Si je ne craignais d’être aussi ridicule que ce faussaire, je dirais qu’au lieu de lever cent mille mauvais soldats il en faut engager cinquante mille bons ; qu’il faut rendre leur profession honorable ; qu’il faut qu’on la brigue, et non pas qu’on la fuie ; que cinquante mille guerriers assujettis à la sévérité de la règle sont bien plus utiles que cinquante mille moines ;

Que ce nombre est suffisant pour défendre un État de l’étendue de l’Allemagne, ou de la France, ou de l’Espagne, ou de l’Italie ;

Que des soldats en petit nombre dont on a augmenté l’honneur et la paye ne déserteront point ;

Que cette paye étant augmentée dans un État, et le nombre des engagés diminué, il faudra bien que les États voisins imitent celui qui aura le premier rendu ce service au genre humain ;

Qu’une multitude d’hommes dangereux étant rendue à la culture de la terre ou aux métiers, et devenue utile, chaque État en sera plus florissant.

M. le marquis de Monteynard a donné, en 1771, un exemple à l’Europe : il a donné un surcroît à la paye, et des honneurs aux soldats qui serviraient après le temps de leur engagement.
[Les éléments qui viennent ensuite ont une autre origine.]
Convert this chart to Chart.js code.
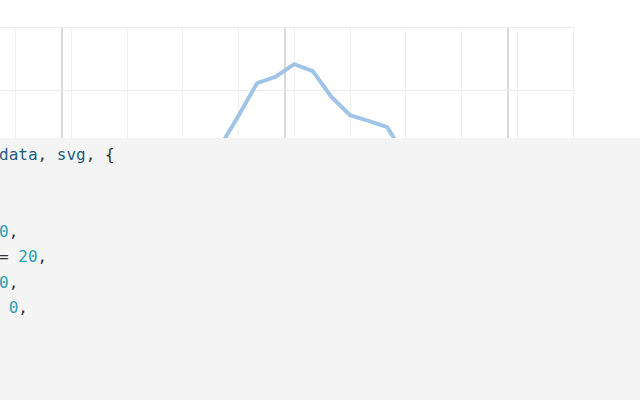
<!DOCTYPE html>
<html>
<head>
<meta charset="utf-8">
<script src="https://cdn.jsdelivr.net/npm/chart.js@4/dist/chart.umd.min.js"></script>
<style>
  html, body { margin: 0; padding: 0; background: #fff; }
  body { width: 640px; height: 400px; position: relative; overflow: hidden; }
  #chart-wrap { position: absolute; left: -100px; top: 23px; width: 677px; height: 260px; }
  #code {
    position: absolute; left: 0; top: 138px; width: 640px; height: 262px;
    background: #f4f4f4; overflow: hidden;
  }
  #code pre {
    position: absolute; left: -145.5px; top: 4px; margin: 0;
    font-family: "DejaVu Sans Mono", monospace; font-size: 16px; line-height: 25.5px;
    color: #333;
  }
  .kw { color: #8a3ffc; }
  .fn { color: #1f5c80; }
  .pm { color: #1f5c80; }
  .nm { color: #2a9fb0; }
</style>
</head>
<body>
<div id="chart-wrap"><canvas id="line-chart"></canvas></div>
<div id="code"><pre><span class="kw">function</span> <span class="fn">chart</span>(<span class="pm">data</span>, <span class="pm">svg</span>, {
  <span class="pm">width</span> = <span class="nm">640</span>,
  <span class="pm">height</span> = <span class="nm">400</span>,
  <span class="pm">marginTop</span> = <span class="nm">20</span>,
  <span class="pm">marginBottom</span> = <span class="nm">20</span>,
  <span class="pm">marginLeft</span> = <span class="nm">0</span>,
  <span class="pm">marginRight</span> = <span class="nm">0</span>,
} = {}) {</pre></div>
<script>
// monthly values, index 0..36 (only 17..27 are visible above the code block)
const months = [0, 1, 2, 3, 4, 5, 6, 7, 8, 9, 10, 11, 12, 13, 14, 15, 16, 17, 18,
                19, 20, 21, 22, 23, 24, 25, 26, 27, 28, 29, 30, 31, 32, 33, 34, 35, 36];
const values = [12, 10, 9, 8, 8, 9, 11, 13, 15, 17, 18, 17, 15, 14, 13, 14, 16, 21, 25.9,
                31.1, 32.1, 34.1, 33.0, 28.9, 26.0, 25.1, 24.1, 19.4, 17, 15, 13, 12, 11, 10, 10, 11, 12];
const yearBreaks = [8.5, 20.5, 32.5];

const ctx = document.getElementById('line-chart');

new Chart(ctx, {
    type: 'line',
    data: {
        datasets: [{
            data: months.map((m, i) => ({ x: m, y: values[i] })),
            borderColor: '#9fc4e7',
            borderWidth: 4,
            pointRadius: 0,
            tension: 0,
            fill: false
        }]
    },
    options: {
        responsive: true,
        maintainAspectRatio: false,
        animation: false,
        layout: { padding: 4 },
        plugins: {
            legend: { display: false },
            tooltip: { enabled: false }
        },
        scales: {
            x: {
                type: 'linear',
                min: 0,
                max: 36,
                ticks: { display: false, stepSize: 3 },
                grid: { color: '#f1f1f1', drawTicks: false },
                border: { display: false }
            },
            years: {
                type: 'linear',
                axis: 'x',
                position: 'bottom',
                min: 0,
                max: 36,
                afterBuildTicks: axis => {
                    axis.ticks = yearBreaks.map(v => ({ value: v }));
                },
                ticks: { display: false },
                grid: { color: '#d9d9d9', lineWidth: 2, drawTicks: false },
                border: { display: false }
            },
            y: {
                min: 0,
                max: 40,
                ticks: { display: false, stepSize: 10 },
                grid: { color: '#ececec', drawTicks: false },
                border: { display: false }
            }
        }
    }
});
</script>
</body>
</html>
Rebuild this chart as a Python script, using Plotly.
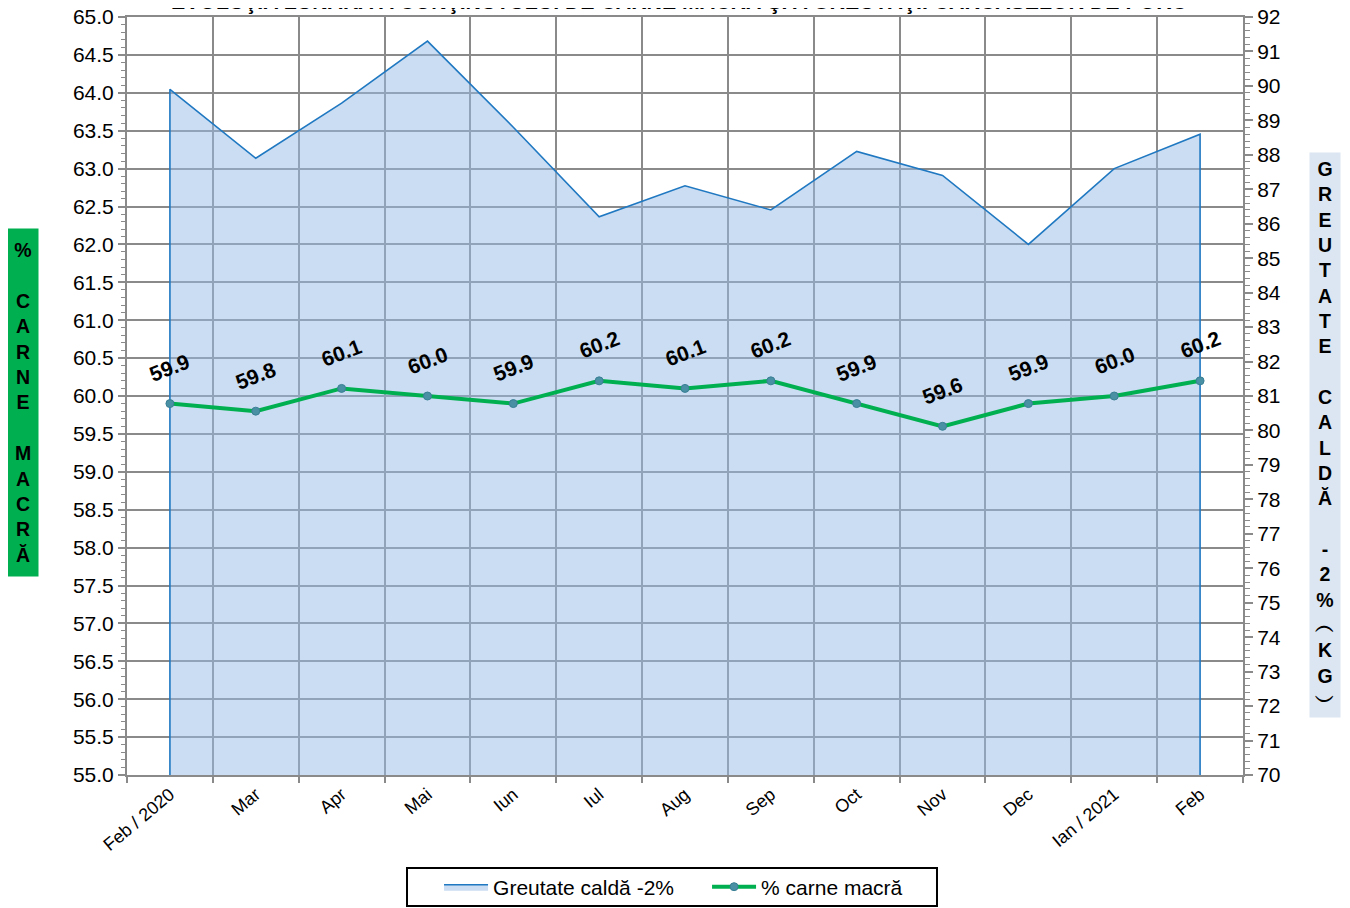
import plotly.graph_objects as go

# ---- data ----
months = ["Feb / 2020", "Mar", "Apr", "Mai", "Iun", "Iul", "Aug", "Sep",
          "Oct", "Nov", "Dec", "Ian / 2021", "Feb"]
greutate_calda = [89.9, 87.9, 89.5, 91.3, 88.8, 86.2, 87.1, 86.4, 88.1, 87.4, 85.4, 87.6, 88.6]
carne_macra = [59.9, 59.8, 60.1, 60.0, 59.9, 60.2, 60.1, 60.2, 59.9, 59.6, 59.9, 60.0, 60.2]
left_range = [55, 65]
right_range = [70, 92]

title_text = "EVOLUŢIA LUNARĂ A CONŢINUTULUI DE CARNE MACRĂ ŞI A GREUTĂŢII CARCASELOR DE PORC"
left_title = ["%", "", "C", "A", "R", "N", "E", "", "M", "A", "C", "R", "Ă"]
right_title = ["G", "R", "E", "U", "T", "A", "T", "E", "", "C", "A", "L", "D", "Ă", "",
               "-", "2", "%", "︵", "K", "G", "︶"]

FONT = "Liberation Sans, Arial, sans-serif"
GRID = "#8a8a8a"

fig = go.Figure()

# area (closed down to the axis minimum)
fig.add_trace(go.Scatter(
    x=[months[0]] + months + [months[-1]],
    y=[right_range[0]] + greutate_calda + [right_range[0]],
    mode="lines", fill="toself",
    fillcolor="rgba(150,187,229,0.5)",
    line=dict(color="#1f78c1", width=1.6),
    name="Greutate caldă -2%", yaxis="y", hoverinfo="skip",
))

fig.add_trace(go.Scatter(
    x=months, y=carne_macra, mode="lines+markers",
    line=dict(color="#00b050", width=4),
    marker=dict(color="#4a90a4", size=8, line=dict(color="#3a7f95", width=1)),
    name="% carne macră", yaxis="y2",
))

annotations = []
for m, v in zip(months, carne_macra):
    annotations.append(dict(
        x=m, y=v, xref="x", yref="y2", text=f"<b>{v:.1f}</b>",
        showarrow=False, textangle=-21, yshift=36,
        font=dict(family=FONT, size=21, color="black"),
    ))

# chart title (sits mostly above the visible page, as in the reference)
annotations.append(dict(
    x=0.4942, y=1.0013, xref="paper", yref="paper", xanchor="center", yanchor="bottom",
    text="<b>" + title_text + "</b>", showarrow=False,
    font=dict(family=FONT, size=21.3, color="black"),
))

annotations.append(dict(
    x=-0.0932, y=0.4908, xref="paper", yref="paper",
    text="<b>" + "<br>".join(left_title) + "</b>",
    showarrow=False, width=30, height=347, bgcolor="#00b050",
    font=dict(family=FONT, size=19.5, color="black"), borderpad=0,
    xanchor="center", yanchor="middle",
))
annotations.append(dict(
    x=1.0735, y=0.4485, xref="paper", yref="paper",
    text="<b>" + "<br>".join(right_title) + "</b>",
    showarrow=False, width=30, height=564, bgcolor="#dce6f2",
    font=dict(family=FONT, size=19.5, color="black"), borderpad=0,
    xanchor="center", yanchor="middle",
))

shapes = [dict(type="rect", xref="paper", yref="paper",
               x0=0.2509, x1=0.7258, y0=-0.1728, y1=-0.1227,
               line=dict(color="black", width=2), fillcolor="rgba(0,0,0,0)")]

fig.update_layout(
    width=1342, height=900, autosize=False,
    margin=dict(l=119, r=107, t=9, b=133),
    paper_bgcolor="white", plot_bgcolor="white",
    font=dict(family=FONT, color="black"),
    showlegend=True,
    legend=dict(orientation="h", xref="container", yref="container",
                x=0.3212, xanchor="left", y=0.0233, yanchor="middle",
                borderwidth=0, bgcolor="rgba(0,0,0,0)", entrywidth=209, itemwidth=44,
                font=dict(family=FONT, size=21, color="black")),
    annotations=annotations,
    shapes=shapes,
    xaxis=dict(type="category", range=[-0.5, len(months) - 0.5], tickson="boundaries",
               showgrid=True, gridcolor=GRID, gridwidth=1.5, automargin=False,
               ticks="outside", ticklen=6, tickcolor=GRID, tickwidth=1.5,
               showline=True, linecolor=GRID, linewidth=2, mirror=True,
               tickangle=-40, tickfont=dict(family=FONT, size=18, color="black")),
    yaxis=dict(side="right", range=right_range, dtick=1, showgrid=False, zeroline=False,
               automargin=False, ticklabeloverflow="allow",
               ticks="outside", ticklen=8, tickcolor=GRID, tickwidth=1.5,
               minor=dict(dtick=0.2, ticks="outside", ticklen=5, tickcolor=GRID, tickwidth=1),
               showline=True, linecolor=GRID, linewidth=2,
               tickfont=dict(family=FONT, size=21, color="black")),
    yaxis2=dict(overlaying="y", side="left", range=left_range, dtick=0.5, tickformat=".1f",
                showgrid=True, gridcolor=GRID, gridwidth=1.5, zeroline=False,
                automargin=False, ticklabeloverflow="allow",
                ticks="outside", ticklen=7, tickcolor=GRID, tickwidth=1.5,
                minor=dict(dtick=0.1, ticks="outside", ticklen=4, tickcolor=GRID, tickwidth=1),
                showline=True, linecolor=GRID, linewidth=2,
                tickfont=dict(family=FONT, size=21, color="black")),
)

fig.write_html("out.html")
Voilà comme il faut mener les hommes[3].

  1. Questions sur l’Encyclopédie, neuvième partie, 1772. (B.)
  2. Voyez la note, tome XVII, page 211 ; et dans les Mélanges, année 1763, la xxe des Remarques pour servir de supplément à l’Essai sur les Mœurs.
  3. Le marquis de Monteynard fut un des rares honnêtes gens qui se trouvèrent à la tête des affaires sous Louis XV. Ministre de la guerre, il rétablit l’émulation par l’avancement en ne l’accordant qu’au mérite ; il fit cesser les désertions en faisant cesser les mauvais traitements, et, pour la première fois, imagina une décoration pour les soldats. Son collègue aux finances, l’abbé Terray, ayant prétendu un jour qu’il fallait suspendre le payement de la solde : « Malheureux, alla lui crier Monteynard, vous n’avez jamais manqué d’argent pour payer les p...... et les m...... du roi, et vous n’en avez pas pour payer ses troupes ! Je ne veux plus rien avoir de commun avec des gens comme vous ! » Et il offrit sa démission. On ne l’accepta pas ce jour-là ; mais quelque temps après il sautait. (G. A.)